_Exercise details:_
Reproduce every line of the listing as written, apart from the pictures.
start Data provided
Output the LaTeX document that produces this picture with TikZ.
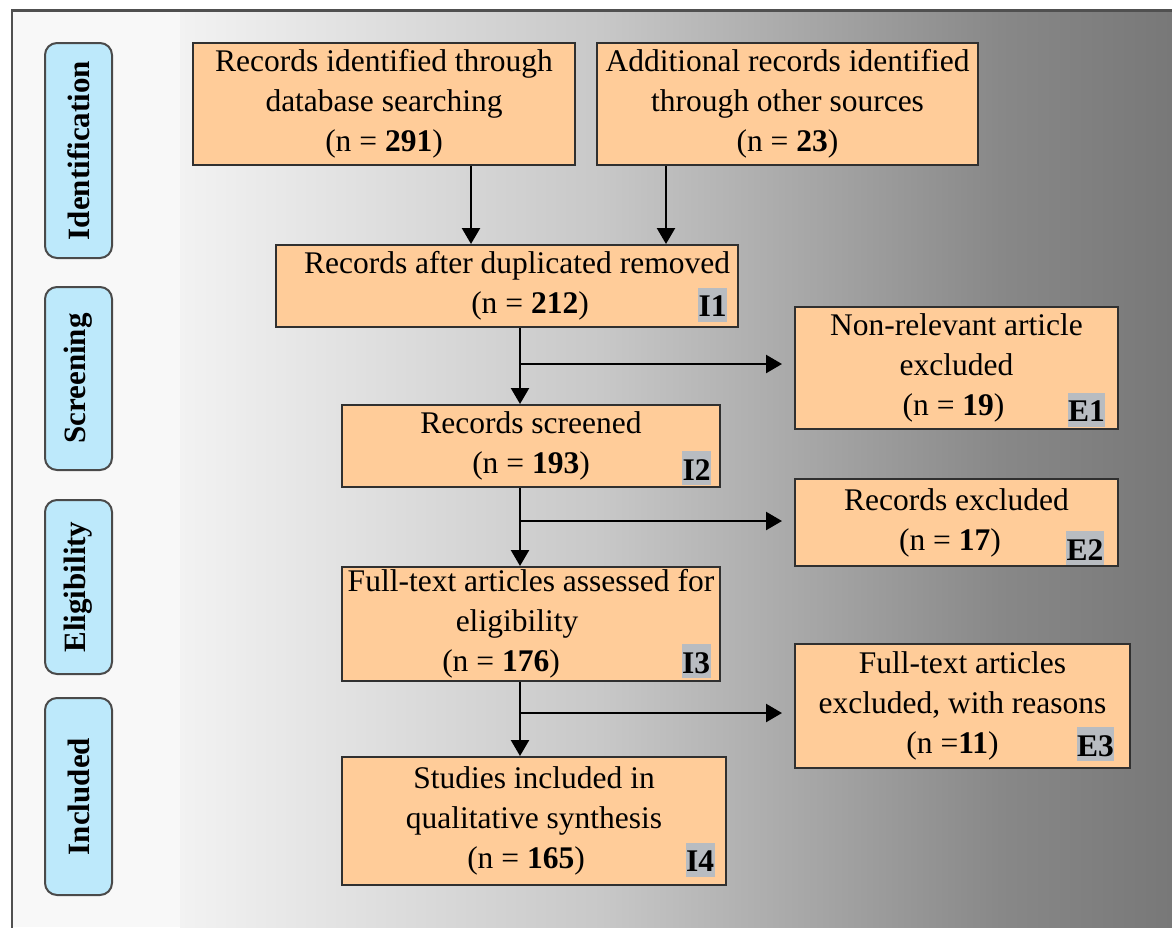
\documentclass[tikz,border=0pt]{standalone}
\usepackage{fontspec}
\setmainfont{Liberation Serif}
\usetikzlibrary{arrows.meta}
\definecolor{boxfill}{HTML}{FFCC99}
\definecolor{boxline}{HTML}{303030}
\definecolor{tabfill}{HTML}{BDE9FB}
\definecolor{tabline}{HTML}{4A4A4A}
\definecolor{tagfill}{HTML}{B8BCC1}
\definecolor{bgl}{HTML}{F8F8F8}
\definecolor{ga}{HTML}{F2F2F2}
\definecolor{gb}{HTML}{C8C8C8}
\definecolor{gc}{HTML}{888888}
\definecolor{gd}{HTML}{787878}
\definecolor{framec}{HTML}{505050}
\begin{document}
\begin{tikzpicture}[x=1pt,y=-1pt,
  stepbox/.style={draw=boxline, fill=boxfill, line width=2pt, inner sep=0pt, align=center,
    font=\fontsize{31.5}{40}\selectfont},
  phase/.style={draw=tabline, fill=tabfill, line width=2pt, rounded corners=12pt, inner sep=0pt,
    rotate=90, font=\bfseries\fontsize{31}{40}\selectfont},
  tag/.style={fill=tagfill, inner xsep=0.5pt, inner ysep=0pt, text height=29pt, text depth=5pt,
    font=\bfseries\fontsize{31.5}{40}\selectfont},
  arr/.style={draw=black, line width=2.4pt, -{Triangle[width=18pt,length=16pt]}}
]
\useasboundingbox (0,0) rectangle (1172,927);
\clip (0,0) rectangle (1172,927);
% background
\fill[white] (0,0) rectangle (1172,927);
\fill[bgl] (12,10) rectangle (181,927);
\shade[left color=ga, right color=gb] (180,10) rectangle (601,927);
\shade[left color=gb, right color=gc] (600,10) rectangle (1001,927);
\shade[left color=gc, right color=gd] (1000,10) rectangle (1172,927);
\draw[framec, line width=2.2pt] (12,935) -- (12,10.5) -- (1180,10.5);

% phase tabs
\node[phase, minimum width=215, minimum height=67] (p1) at (78.5,150.5) {Identification};
\node[phase, minimum width=183, minimum height=67] (p2) at (78.5,378.5) {Screening};
\node[phase, minimum width=174, minimum height=67] (p3) at (78.5,587) {Eligibility};
\node[phase, minimum width=197, minimum height=67] (p4) at (78.5,796.5) {Included};

% boxes
\node[stepbox, minimum width=382, minimum height=122] (a) at (384,104)
  {Records identified through\\database searching\\(n = \textbf{291})};
\node[stepbox, minimum width=381, minimum height=122] (b) at (787.5,104)
  {Additional records identified\\through other sources\\(n = \textbf{23})};
\node[stepbox, minimum width=462, minimum height=82] (i1) at (507,286)
  {\rule{20pt}{0pt}Records after duplicated removed\\\rule{46pt}{0pt}(n = \textbf{212})};
\node[stepbox, minimum width=323, minimum height=122] (e1) at (956.5,368)
  {Non-relevant article\\excluded\\(n = \textbf{19})\rule{6pt}{0pt}};
\node[stepbox, minimum width=378, minimum height=82] (i2) at (531,446)
  {Records screened\\(n = \textbf{193})};
\node[stepbox, minimum width=323, minimum height=87] (e2) at (956.5,522.5)
  {Records excluded\\(n = \textbf{17})\rule{13pt}{0pt}};
\node[stepbox, minimum width=378, minimum height=114] (i3) at (531,624)
  {Full-text articles assessed for\\eligibility\rule{28pt}{0pt}\\(n = \textbf{176})\rule{60pt}{0pt}};
\node[stepbox, minimum width=335, minimum height=124] (e3) at (962.5,706)
  {Full-text articles\\excluded, with reasons\\(n =\textbf{11})\rule{20pt}{0pt}};
\node[stepbox, minimum width=384, minimum height=128] (i4) at (534,821)
  {Studies included in\\qualitative synthesis\\(n = \textbf{165})\rule{16pt}{0pt}};

% tags
\node[tag] (t1) at (712.5,304.5) {I1};
\node[tag] (t2) at (696.5,468) {I2};
\node[tag] (t3) at (696,661) {I3};
\node[tag] (t4) at (700,859.5) {I4};
\node[tag] (u1) at (1086.5,409.5) {E1};
\node[tag] (u2) at (1085,548) {E2};
\node[tag] (u3) at (1095.5,744) {E3};

% connectors
\coordinate (ax) at (471,0);
\coordinate (bx) at (666,0);
\coordinate (spine) at (520,0);
\coordinate (b1) at (520,364);
\coordinate (b2) at (520,521);
\coordinate (b3) at (520,713);
\draw[arr] (a.south -| ax) -- (i1.north -| ax);
\draw[arr] (b.south -| bx) -- (i1.north -| bx);
\draw[arr] (i1.south -| spine) -- (i2.north -| spine);
\draw[arr] (i2.south -| spine) -- (i3.north -| spine);
\draw[arr] (i3.south -| spine) -- (i4.north -| spine);
\draw[arr, shorten >=12pt] (b1) -- (b1 -| e1.west);
\draw[arr, shorten >=12pt] (b2) -- (b2 -| e2.west);
\draw[arr, shorten >=12pt] (b3) -- (b3 -| e3.west);
\end{tikzpicture}
\end{document}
end Data provided
_Written solution:_
Output the LaTeX document that produces this picture with TikZ.
\documentclass[tikz,border=0pt]{standalone}
\usepackage{fontspec}
\setmainfont{Liberation Serif}
\usetikzlibrary{arrows.meta}
\definecolor{boxfill}{HTML}{FFCC99}
\definecolor{boxline}{HTML}{303030}
\definecolor{tabfill}{HTML}{BDE9FB}
\definecolor{tabline}{HTML}{4A4A4A}
\definecolor{tagfill}{HTML}{B8BCC1}
\definecolor{bgl}{HTML}{F8F8F8}
\definecolor{ga}{HTML}{F2F2F2}
\definecolor{gb}{HTML}{C8C8C8}
\definecolor{gc}{HTML}{888888}
\definecolor{gd}{HTML}{787878}
\definecolor{framec}{HTML}{505050}
\begin{document}
\begin{tikzpicture}[x=1pt,y=-1pt,
  stepbox/.style={draw=boxline, fill=boxfill, line width=2pt, inner sep=0pt, align=center,
    font=\fontsize{31.5}{40}\selectfont},
  phase/.style={draw=tabline, fill=tabfill, line width=2pt, rounded corners=12pt, inner sep=0pt,
    rotate=90, font=\bfseries\fontsize{31}{40}\selectfont},
  tag/.style={fill=tagfill, inner xsep=0.5pt, inner ysep=0pt, text height=29pt, text depth=5pt,
    font=\bfseries\fontsize{31.5}{40}\selectfont},
  arr/.style={draw=black, line width=2.4pt, -{Triangle[width=18pt,length=16pt]}}
]
\useasboundingbox (0,0) rectangle (1172,927);
\clip (0,0) rectangle (1172,927);
% background
\fill[white] (0,0) rectangle (1172,927);
\fill[bgl] (12,10) rectangle (181,927);
\shade[left color=ga, right color=gb] (180,10) rectangle (601,927);
\shade[left color=gb, right color=gc] (600,10) rectangle (1001,927);
\shade[left color=gc, right color=gd] (1000,10) rectangle (1172,927);
\draw[framec, line width=2.2pt] (12,935) -- (12,10.5) -- (1180,10.5);

% phase tabs
\node[phase, minimum width=215, minimum height=67] (p1) at (78.5,150.5) {Identification};
\node[phase, minimum width=183, minimum height=67] (p2) at (78.5,378.5) {Screening};
\node[phase, minimum width=174, minimum height=67] (p3) at (78.5,587) {Eligibility};
\node[phase, minimum width=197, minimum height=67] (p4) at (78.5,796.5) {Included};

% boxes
\node[stepbox, minimum width=382, minimum height=122] (a) at (384,104)
  {Records identified through\\database searching\\(n = \textbf{291})};
\node[stepbox, minimum width=381, minimum height=122] (b) at (787.5,104)
  {Additional records identified\\through other sources\\(n = \textbf{23})};
\node[stepbox, minimum width=462, minimum height=82] (i1) at (507,286)
  {\rule{20pt}{0pt}Records after duplicated removed\\\rule{46pt}{0pt}(n = \textbf{212})};
\node[stepbox, minimum width=323, minimum height=122] (e1) at (956.5,368)
  {Non-relevant article\\excluded\\(n = \textbf{19})\rule{6pt}{0pt}};
\node[stepbox, minimum width=378, minimum height=82] (i2) at (531,446)
  {Records screened\\(n = \textbf{193})};
\node[stepbox, minimum width=323, minimum height=87] (e2) at (956.5,522.5)
  {Records excluded\\(n = \textbf{17})\rule{13pt}{0pt}};
\node[stepbox, minimum width=378, minimum height=114] (i3) at (531,624)
  {Full-text articles assessed for\\eligibility\rule{28pt}{0pt}\\(n = \textbf{176})\rule{60pt}{0pt}};
\node[stepbox, minimum width=335, minimum height=124] (e3) at (962.5,706)
  {Full-text articles\\excluded, with reasons\\(n =\textbf{11})\rule{20pt}{0pt}};
\node[stepbox, minimum width=384, minimum height=128] (i4) at (534,821)
  {Studies included in\\qualitative synthesis\\(n = \textbf{165})\rule{16pt}{0pt}};

% tags
\node[tag] (t1) at (712.5,304.5) {I1};
\node[tag] (t2) at (696.5,468) {I2};
\node[tag] (t3) at (696,661) {I3};
\node[tag] (t4) at (700,859.5) {I4};
\node[tag] (u1) at (1086.5,409.5) {E1};
\node[tag] (u2) at (1085,548) {E2};
\node[tag] (u3) at (1095.5,744) {E3};

% connectors
\coordinate (ax) at (471,0);
\coordinate (bx) at (666,0);
\coordinate (spine) at (520,0);
\coordinate (b1) at (520,364);
\coordinate (b2) at (520,521);
\coordinate (b3) at (520,713);
\draw[arr] (a.south -| ax) -- (i1.north -| ax);
\draw[arr] (b.south -| bx) -- (i1.north -| bx);
\draw[arr] (i1.south -| spine) -- (i2.north -| spine);
\draw[arr] (i2.south -| spine) -- (i3.north -| spine);
\draw[arr] (i3.south -| spine) -- (i4.north -| spine);
\draw[arr, shorten >=12pt] (b1) -- (b1 -| e1.west);
\draw[arr, shorten >=12pt] (b2) -- (b2 -| e2.west);
\draw[arr, shorten >=12pt] (b3) -- (b3 -| e3.west);
\end{tikzpicture}
\end{document}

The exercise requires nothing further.